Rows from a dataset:
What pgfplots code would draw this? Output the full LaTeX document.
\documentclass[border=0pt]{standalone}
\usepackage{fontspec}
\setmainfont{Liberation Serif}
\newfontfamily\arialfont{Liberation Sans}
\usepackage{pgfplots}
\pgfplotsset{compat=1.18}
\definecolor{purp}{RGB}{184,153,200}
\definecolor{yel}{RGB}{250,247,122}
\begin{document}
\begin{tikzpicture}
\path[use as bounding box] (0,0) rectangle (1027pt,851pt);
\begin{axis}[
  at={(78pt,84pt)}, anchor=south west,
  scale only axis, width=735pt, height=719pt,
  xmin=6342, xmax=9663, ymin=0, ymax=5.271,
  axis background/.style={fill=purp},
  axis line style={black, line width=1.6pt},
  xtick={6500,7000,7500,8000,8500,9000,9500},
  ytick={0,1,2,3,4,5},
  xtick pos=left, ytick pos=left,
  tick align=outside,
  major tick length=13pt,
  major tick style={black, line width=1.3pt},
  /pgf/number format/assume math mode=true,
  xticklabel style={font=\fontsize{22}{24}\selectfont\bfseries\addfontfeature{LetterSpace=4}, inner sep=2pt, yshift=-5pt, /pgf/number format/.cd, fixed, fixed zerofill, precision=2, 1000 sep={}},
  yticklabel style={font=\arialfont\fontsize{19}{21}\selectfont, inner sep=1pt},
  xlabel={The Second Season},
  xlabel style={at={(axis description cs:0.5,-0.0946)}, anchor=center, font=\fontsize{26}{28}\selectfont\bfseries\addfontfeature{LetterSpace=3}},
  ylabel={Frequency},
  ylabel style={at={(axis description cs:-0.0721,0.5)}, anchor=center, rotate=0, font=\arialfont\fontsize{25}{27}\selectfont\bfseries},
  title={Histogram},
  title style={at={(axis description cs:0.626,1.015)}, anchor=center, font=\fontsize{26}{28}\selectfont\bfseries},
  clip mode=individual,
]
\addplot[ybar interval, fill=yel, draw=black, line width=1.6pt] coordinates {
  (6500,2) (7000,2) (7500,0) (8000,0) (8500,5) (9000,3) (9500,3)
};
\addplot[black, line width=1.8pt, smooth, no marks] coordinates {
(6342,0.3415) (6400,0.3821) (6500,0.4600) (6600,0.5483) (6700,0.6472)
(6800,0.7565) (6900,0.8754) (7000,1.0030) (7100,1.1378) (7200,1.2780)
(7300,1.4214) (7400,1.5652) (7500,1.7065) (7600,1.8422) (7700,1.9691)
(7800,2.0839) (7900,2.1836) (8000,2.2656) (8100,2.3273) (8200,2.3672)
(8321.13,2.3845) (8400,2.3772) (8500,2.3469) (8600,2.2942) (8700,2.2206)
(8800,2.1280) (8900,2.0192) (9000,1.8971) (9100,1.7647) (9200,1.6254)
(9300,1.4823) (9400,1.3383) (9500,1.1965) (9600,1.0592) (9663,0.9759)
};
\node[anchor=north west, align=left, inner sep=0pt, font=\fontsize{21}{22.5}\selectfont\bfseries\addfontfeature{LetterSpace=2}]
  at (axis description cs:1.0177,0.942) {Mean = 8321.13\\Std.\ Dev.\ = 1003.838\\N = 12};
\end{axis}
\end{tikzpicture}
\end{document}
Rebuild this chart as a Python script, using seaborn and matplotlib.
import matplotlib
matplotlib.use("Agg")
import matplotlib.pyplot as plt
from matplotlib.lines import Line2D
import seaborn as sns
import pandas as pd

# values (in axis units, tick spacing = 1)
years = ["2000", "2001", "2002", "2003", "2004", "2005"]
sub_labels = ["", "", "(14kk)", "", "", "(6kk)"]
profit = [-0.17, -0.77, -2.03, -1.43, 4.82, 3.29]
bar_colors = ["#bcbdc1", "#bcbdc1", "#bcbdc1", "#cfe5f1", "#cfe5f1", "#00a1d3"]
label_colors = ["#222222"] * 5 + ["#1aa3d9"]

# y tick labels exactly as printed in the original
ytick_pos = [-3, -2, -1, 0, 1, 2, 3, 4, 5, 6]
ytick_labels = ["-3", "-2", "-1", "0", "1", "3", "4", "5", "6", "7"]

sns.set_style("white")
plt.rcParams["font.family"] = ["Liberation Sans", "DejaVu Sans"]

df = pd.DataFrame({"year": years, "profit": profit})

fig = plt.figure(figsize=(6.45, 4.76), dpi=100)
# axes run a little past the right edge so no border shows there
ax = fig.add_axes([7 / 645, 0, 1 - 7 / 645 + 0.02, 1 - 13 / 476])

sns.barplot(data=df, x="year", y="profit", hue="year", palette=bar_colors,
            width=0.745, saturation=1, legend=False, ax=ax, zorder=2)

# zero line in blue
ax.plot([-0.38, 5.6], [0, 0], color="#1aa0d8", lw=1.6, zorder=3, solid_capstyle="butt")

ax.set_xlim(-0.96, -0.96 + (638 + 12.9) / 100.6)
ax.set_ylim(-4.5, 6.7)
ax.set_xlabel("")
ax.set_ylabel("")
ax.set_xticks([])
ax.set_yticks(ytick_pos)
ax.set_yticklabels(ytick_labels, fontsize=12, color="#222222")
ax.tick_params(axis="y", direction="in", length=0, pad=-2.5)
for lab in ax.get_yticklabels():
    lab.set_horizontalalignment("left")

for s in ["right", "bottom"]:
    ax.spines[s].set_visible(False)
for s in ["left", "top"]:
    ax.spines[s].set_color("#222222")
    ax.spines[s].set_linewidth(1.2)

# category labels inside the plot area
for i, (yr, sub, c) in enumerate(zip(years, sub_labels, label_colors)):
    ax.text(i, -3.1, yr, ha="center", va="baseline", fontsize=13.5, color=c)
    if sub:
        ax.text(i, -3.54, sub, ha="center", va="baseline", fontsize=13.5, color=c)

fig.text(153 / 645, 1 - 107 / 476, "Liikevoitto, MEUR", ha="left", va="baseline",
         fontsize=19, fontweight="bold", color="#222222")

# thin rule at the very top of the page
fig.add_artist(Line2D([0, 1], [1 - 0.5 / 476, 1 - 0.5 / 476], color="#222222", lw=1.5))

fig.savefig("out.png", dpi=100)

---

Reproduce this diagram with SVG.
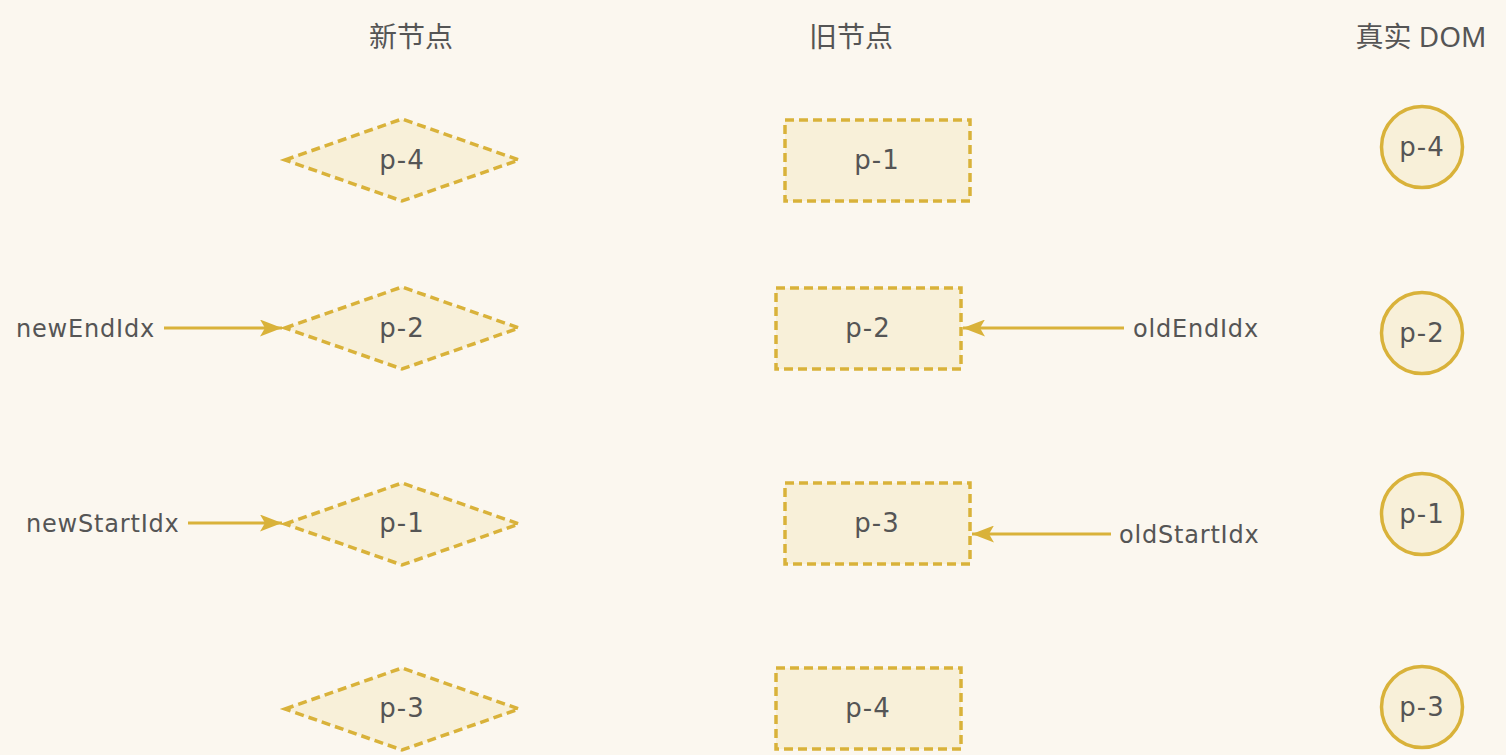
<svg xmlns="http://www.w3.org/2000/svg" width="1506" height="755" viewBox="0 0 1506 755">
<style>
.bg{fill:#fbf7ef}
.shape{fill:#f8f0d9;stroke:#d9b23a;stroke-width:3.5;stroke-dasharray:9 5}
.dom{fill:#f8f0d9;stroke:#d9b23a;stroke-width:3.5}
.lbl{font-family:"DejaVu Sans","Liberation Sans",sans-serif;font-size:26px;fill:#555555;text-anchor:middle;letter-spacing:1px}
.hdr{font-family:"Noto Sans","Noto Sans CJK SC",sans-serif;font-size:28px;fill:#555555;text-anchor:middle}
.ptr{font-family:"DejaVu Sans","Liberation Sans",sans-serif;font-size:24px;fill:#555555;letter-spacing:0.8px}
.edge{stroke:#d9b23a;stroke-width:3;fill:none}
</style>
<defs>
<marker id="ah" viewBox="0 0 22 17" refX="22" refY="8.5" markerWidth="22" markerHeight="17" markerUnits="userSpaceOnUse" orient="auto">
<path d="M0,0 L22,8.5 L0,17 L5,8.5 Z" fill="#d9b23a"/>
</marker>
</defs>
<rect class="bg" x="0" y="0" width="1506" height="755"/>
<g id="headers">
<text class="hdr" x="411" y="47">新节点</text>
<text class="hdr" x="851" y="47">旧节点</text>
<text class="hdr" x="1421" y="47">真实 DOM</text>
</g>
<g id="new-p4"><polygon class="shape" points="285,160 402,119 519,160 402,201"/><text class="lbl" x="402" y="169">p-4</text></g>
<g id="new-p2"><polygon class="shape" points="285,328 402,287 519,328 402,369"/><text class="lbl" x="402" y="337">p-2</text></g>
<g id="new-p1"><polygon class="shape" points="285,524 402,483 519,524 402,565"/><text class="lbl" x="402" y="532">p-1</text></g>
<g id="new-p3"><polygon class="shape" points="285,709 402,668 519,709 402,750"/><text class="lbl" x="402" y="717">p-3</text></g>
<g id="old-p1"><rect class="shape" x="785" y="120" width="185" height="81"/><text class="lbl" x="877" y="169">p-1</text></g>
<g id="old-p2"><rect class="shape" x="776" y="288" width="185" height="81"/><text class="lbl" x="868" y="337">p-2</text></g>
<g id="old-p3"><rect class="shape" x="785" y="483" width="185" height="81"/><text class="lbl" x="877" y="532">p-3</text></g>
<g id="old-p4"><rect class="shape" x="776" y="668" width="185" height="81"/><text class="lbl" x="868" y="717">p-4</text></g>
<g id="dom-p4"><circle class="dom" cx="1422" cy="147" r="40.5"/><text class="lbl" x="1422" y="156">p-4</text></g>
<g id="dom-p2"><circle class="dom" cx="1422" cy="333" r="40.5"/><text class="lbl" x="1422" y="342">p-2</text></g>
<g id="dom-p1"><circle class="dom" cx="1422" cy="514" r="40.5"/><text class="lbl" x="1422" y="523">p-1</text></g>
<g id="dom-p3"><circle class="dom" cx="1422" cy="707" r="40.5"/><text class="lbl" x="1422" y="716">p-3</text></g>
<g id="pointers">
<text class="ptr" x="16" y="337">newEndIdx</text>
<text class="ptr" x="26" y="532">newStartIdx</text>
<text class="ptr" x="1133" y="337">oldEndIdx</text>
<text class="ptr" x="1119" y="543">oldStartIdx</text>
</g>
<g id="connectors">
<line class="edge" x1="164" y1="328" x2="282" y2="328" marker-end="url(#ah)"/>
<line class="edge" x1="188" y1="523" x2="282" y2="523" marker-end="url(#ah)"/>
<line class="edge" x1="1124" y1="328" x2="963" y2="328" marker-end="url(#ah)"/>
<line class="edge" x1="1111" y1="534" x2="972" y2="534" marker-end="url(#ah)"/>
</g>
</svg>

- [PROBLEM REQUIREMENTS]
Copy all lines above containing the string "draw".

- [ANSWER TO THE EXERCISE]
What pgfplots code would draw this? Output the full LaTeX document.
\addplot[ybar interval, fill=yel, draw=black, line width=1.6pt] coordinates {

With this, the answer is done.